** Instructions to follow **
Would you transcribe the listing that follows, character for character, and omit its images?

::::::::::

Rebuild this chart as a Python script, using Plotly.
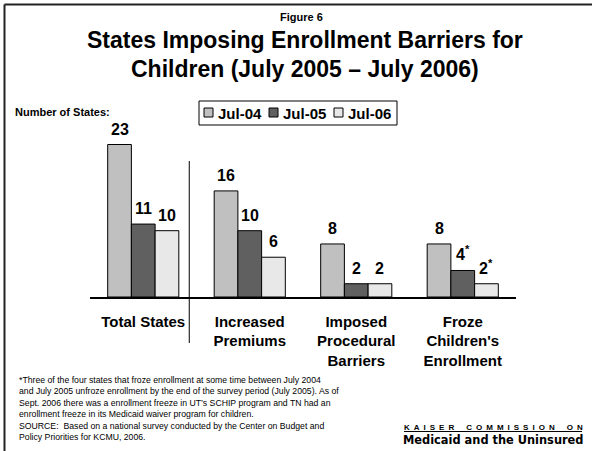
import plotly.graph_objects as go

# Survey counts (number of states) by barrier type and year
categories = ["Total States", "Increased<br>Premiums", "Imposed<br>Procedural<br>Barriers",
              "Froze<br>Children's<br>Enrollment"]
series_names = ["Jul-04", "Jul-05", "Jul-06"]
jul04 = [23, 16, 8, 8]
jul05 = [11, 10, 2, 4]
jul06 = [10, 6, 2, 2]
# footnote markers attached to the value labels
jul04_notes = ["", "", "", ""]
jul05_notes = ["", "", "", "*"]
jul06_notes = ["", "", "", "*"]

colors = ["#c0c0c0", "#606060", "#e8e8e8"]

footnote_lines = [
    "*Three of the four states that froze enrollment at some time between July 2004",
    "and July 2005 unfroze enrollment by the end of the survey period (July 2005). As of",
    "Sept. 2006 there was a enrollment freeze in UT\u2019s SCHIP program and TN had an",
    "enrollment freeze in its Medicaid waiver program for children.",
    "SOURCE:  Based on a national survey conducted by the Center on Budget and",
    "Policy Priorities for KCMU, 2006.",
]

FONT = "Liberation Sans, Arial, sans-serif"
W, H = 592, 451
L, R, T, B = 90, 76, 131, 154
PW, PH = W - L - R, H - T - B
BARGAP = 0.332
YMAX = PH / 6.63


def px(x):
    return (x - L) / PW


def py(y):
    return (H - B - y) / PH


def note(x, y, text, size, xanchor="center", family=FONT):
    return dict(x=px(x), y=py(y), xref="paper", yref="paper", text=text, showarrow=False,
                xanchor=xanchor, yanchor="middle", font=dict(family=family, size=size, color="black"))


fig = go.Figure()
xs = list(range(len(categories)))
all_series = [jul04, jul05, jul06]
all_notes = [jul04_notes, jul05_notes, jul06_notes]
for name, vals, col in zip(series_names, all_series, colors):
    fig.add_bar(x=xs, y=vals, name=name, marker=dict(color=col, line=dict(color="black", width=1)),
                showlegend=False)

annotations = []
# value labels above each bar
bw = (1 - BARGAP) / len(series_names)
for j, (vals, notes) in enumerate(zip(all_series, all_notes)):
    off = (j - 1) * bw
    for i, (v, n) in enumerate(zip(vals, notes)):
        txt = f"<b>{v}</b>" + (f"<sup><b>{n}</b></sup>" if n else "")
        annotations.append(dict(x=i + off, y=v, xref="x", yref="y", text=txt, showarrow=False,
                                xanchor="center", yanchor="bottom", yshift=5,
                                font=dict(family=FONT, size=16, color="black")))

# titles
annotations += [
    note(301, 17, "<b>Figure 6</b>", 11),
    note(305, 40, "<b>States Imposing Enrollment Barriers for</b>", 23),
    note(305, 69, "<b>Children (July 2005 \u2013 July 2006)</b>", 23),
    note(13, 112, "<b>Number of States:</b>", 11, xanchor="left"),
]

# legend
shapes = [
    dict(type="rect", xref="paper", yref="paper", x0=px(199), x1=px(397), y0=py(101), y1=py(125),
         line=dict(color="black", width=1), fillcolor="white"),
]
for k, (name, col) in enumerate(zip(series_names, colors)):
    sx = 204 + 65 * k
    shapes.append(dict(type="rect", xref="paper", yref="paper", x0=px(sx), x1=px(sx + 9),
                       y0=py(108), y1=py(117), line=dict(color="black", width=1), fillcolor=col))
    annotations.append(note(sx + 12, 113, f"<b>{name}</b>", 15, xanchor="left"))

# separator between the total and the individual barriers
shapes.append(dict(type="line", xref="x", yref="paper", x0=0.432, x1=0.432, y0=py(161), y1=py(343),
                   line=dict(color="black", width=1)))

# frame
shapes.append(dict(type="line", xref="paper", yref="paper", x0=px(4.5), x1=px(4.5), y0=py(4.5), y1=py(460),
                   line=dict(color="#222", width=2)))
shapes.append(dict(type="line", xref="paper", yref="paper", x0=px(4.5), x1=px(600), y0=py(4.5), y1=py(4.5),
                   line=dict(color="#222", width=2)))

# footnotes
for k, line in enumerate(footnote_lines):
    annotations.append(note(17, 380 + 11.4 * k, line, 8.7, xanchor="left"))

# organisation mark (letter-spaced header with underline, heavy name below)
sp = "\u2002"
header = (sp * 3).join(sp.join(word) for word in ["KAISER", "COMMISSION", "ON"])
annotations += [
    note(493, 427, f"<b>{header}</b>", 8),
    note(493, 440, "<b>Medicaid and the Uninsured</b>", 11.4, family="DejaVu Sans"),
]
shapes.append(dict(type="line", xref="paper", yref="paper", x0=px(404), x1=px(582), y0=py(431.5), y1=py(431.5),
                   line=dict(color="black", width=1)))

fig.update_layout(
    width=W, height=H, margin=dict(l=L, r=R, t=T, b=B),
    paper_bgcolor="white", plot_bgcolor="white",
    barmode="group", bargap=BARGAP, bargroupgap=0,
    font=dict(family=FONT, color="black"),
    xaxis=dict(range=[-0.5, 3.5], tickvals=xs, ticktext=[f"<b>{c}</b>" for c in categories],
               showline=True, linecolor="black", linewidth=1.5, showgrid=False, zeroline=False,
               ticks="", ticklabelstandoff=10, tickfont=dict(family=FONT, size=15, color="black")),
    yaxis=dict(range=[0, YMAX], visible=False, showgrid=False, zeroline=False),
    annotations=annotations, shapes=shapes,
)

fig.write_html("out.html")
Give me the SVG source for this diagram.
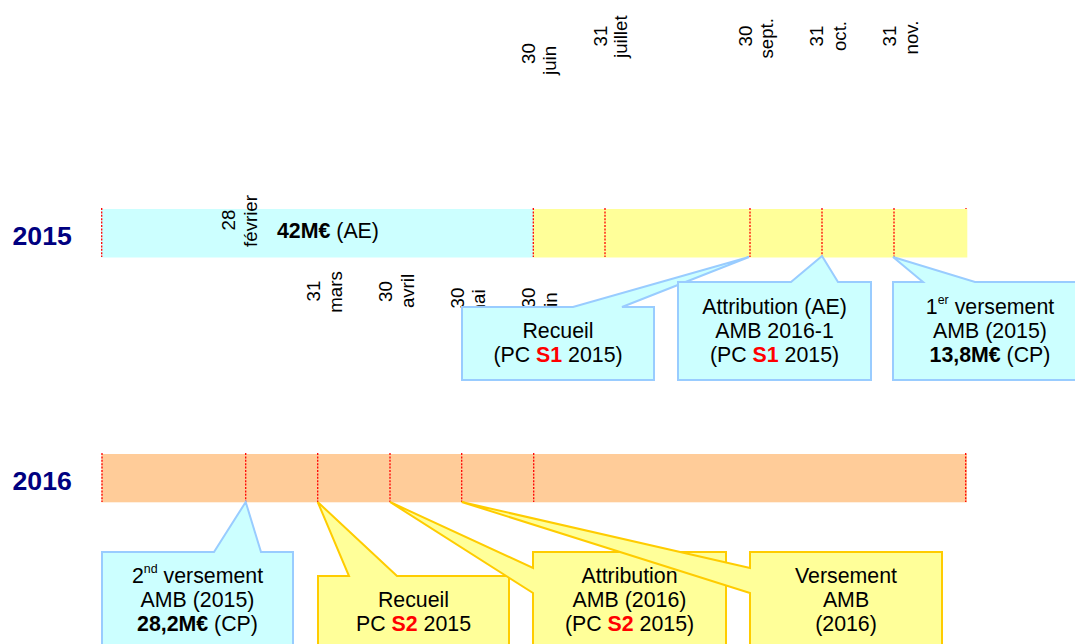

::::::::::

** Final result **
Rebuild this chart as a Python script, using Plotly.
import plotly.graph_objects as go

# Survey counts (number of states) by barrier type and year
categories = ["Total States", "Increased<br>Premiums", "Imposed<br>Procedural<br>Barriers",
              "Froze<br>Children's<br>Enrollment"]
series_names = ["Jul-04", "Jul-05", "Jul-06"]
jul04 = [23, 16, 8, 8]
jul05 = [11, 10, 2, 4]
jul06 = [10, 6, 2, 2]
# footnote markers attached to the value labels
jul04_notes = ["", "", "", ""]
jul05_notes = ["", "", "", "*"]
jul06_notes = ["", "", "", "*"]

colors = ["#c0c0c0", "#606060", "#e8e8e8"]

footnote_lines = [
    "*Three of the four states that froze enrollment at some time between July 2004",
    "and July 2005 unfroze enrollment by the end of the survey period (July 2005). As of",
    "Sept. 2006 there was a enrollment freeze in UT\u2019s SCHIP program and TN had an",
    "enrollment freeze in its Medicaid waiver program for children.",
    "SOURCE:  Based on a national survey conducted by the Center on Budget and",
    "Policy Priorities for KCMU, 2006.",
]

FONT = "Liberation Sans, Arial, sans-serif"
W, H = 592, 451
L, R, T, B = 90, 76, 131, 154
PW, PH = W - L - R, H - T - B
BARGAP = 0.332
YMAX = PH / 6.63


def px(x):
    return (x - L) / PW


def py(y):
    return (H - B - y) / PH


def note(x, y, text, size, xanchor="center", family=FONT):
    return dict(x=px(x), y=py(y), xref="paper", yref="paper", text=text, showarrow=False,
                xanchor=xanchor, yanchor="middle", font=dict(family=family, size=size, color="black"))


fig = go.Figure()
xs = list(range(len(categories)))
all_series = [jul04, jul05, jul06]
all_notes = [jul04_notes, jul05_notes, jul06_notes]
for name, vals, col in zip(series_names, all_series, colors):
    fig.add_bar(x=xs, y=vals, name=name, marker=dict(color=col, line=dict(color="black", width=1)),
                showlegend=False)

annotations = []
# value labels above each bar
bw = (1 - BARGAP) / len(series_names)
for j, (vals, notes) in enumerate(zip(all_series, all_notes)):
    off = (j - 1) * bw
    for i, (v, n) in enumerate(zip(vals, notes)):
        txt = f"<b>{v}</b>" + (f"<sup><b>{n}</b></sup>" if n else "")
        annotations.append(dict(x=i + off, y=v, xref="x", yref="y", text=txt, showarrow=False,
                                xanchor="center", yanchor="bottom", yshift=5,
                                font=dict(family=FONT, size=16, color="black")))

# titles
annotations += [
    note(301, 17, "<b>Figure 6</b>", 11),
    note(305, 40, "<b>States Imposing Enrollment Barriers for</b>", 23),
    note(305, 69, "<b>Children (July 2005 \u2013 July 2006)</b>", 23),
    note(13, 112, "<b>Number of States:</b>", 11, xanchor="left"),
]

# legend
shapes = [
    dict(type="rect", xref="paper", yref="paper", x0=px(199), x1=px(397), y0=py(101), y1=py(125),
         line=dict(color="black", width=1), fillcolor="white"),
]
for k, (name, col) in enumerate(zip(series_names, colors)):
    sx = 204 + 65 * k
    shapes.append(dict(type="rect", xref="paper", yref="paper", x0=px(sx), x1=px(sx + 9),
                       y0=py(108), y1=py(117), line=dict(color="black", width=1), fillcolor=col))
    annotations.append(note(sx + 12, 113, f"<b>{name}</b>", 15, xanchor="left"))

# separator between the total and the individual barriers
shapes.append(dict(type="line", xref="x", yref="paper", x0=0.432, x1=0.432, y0=py(161), y1=py(343),
                   line=dict(color="black", width=1)))

# frame
shapes.append(dict(type="line", xref="paper", yref="paper", x0=px(4.5), x1=px(4.5), y0=py(4.5), y1=py(460),
                   line=dict(color="#222", width=2)))
shapes.append(dict(type="line", xref="paper", yref="paper", x0=px(4.5), x1=px(600), y0=py(4.5), y1=py(4.5),
                   line=dict(color="#222", width=2)))

# footnotes
for k, line in enumerate(footnote_lines):
    annotations.append(note(17, 380 + 11.4 * k, line, 8.7, xanchor="left"))

# organisation mark (letter-spaced header with underline, heavy name below)
sp = "\u2002"
header = (sp * 3).join(sp.join(word) for word in ["KAISER", "COMMISSION", "ON"])
annotations += [
    note(493, 427, f"<b>{header}</b>", 8),
    note(493, 440, "<b>Medicaid and the Uninsured</b>", 11.4, family="DejaVu Sans"),
]
shapes.append(dict(type="line", xref="paper", yref="paper", x0=px(404), x1=px(582), y0=py(431.5), y1=py(431.5),
                   line=dict(color="black", width=1)))

fig.update_layout(
    width=W, height=H, margin=dict(l=L, r=R, t=T, b=B),
    paper_bgcolor="white", plot_bgcolor="white",
    barmode="group", bargap=BARGAP, bargroupgap=0,
    font=dict(family=FONT, color="black"),
    xaxis=dict(range=[-0.5, 3.5], tickvals=xs, ticktext=[f"<b>{c}</b>" for c in categories],
               showline=True, linecolor="black", linewidth=1.5, showgrid=False, zeroline=False,
               ticks="", ticklabelstandoff=10, tickfont=dict(family=FONT, size=15, color="black")),
    yaxis=dict(range=[0, YMAX], visible=False, showgrid=False, zeroline=False),
    annotations=annotations, shapes=shapes,
)

fig.write_html("out.html")
Give me the SVG source for this diagram.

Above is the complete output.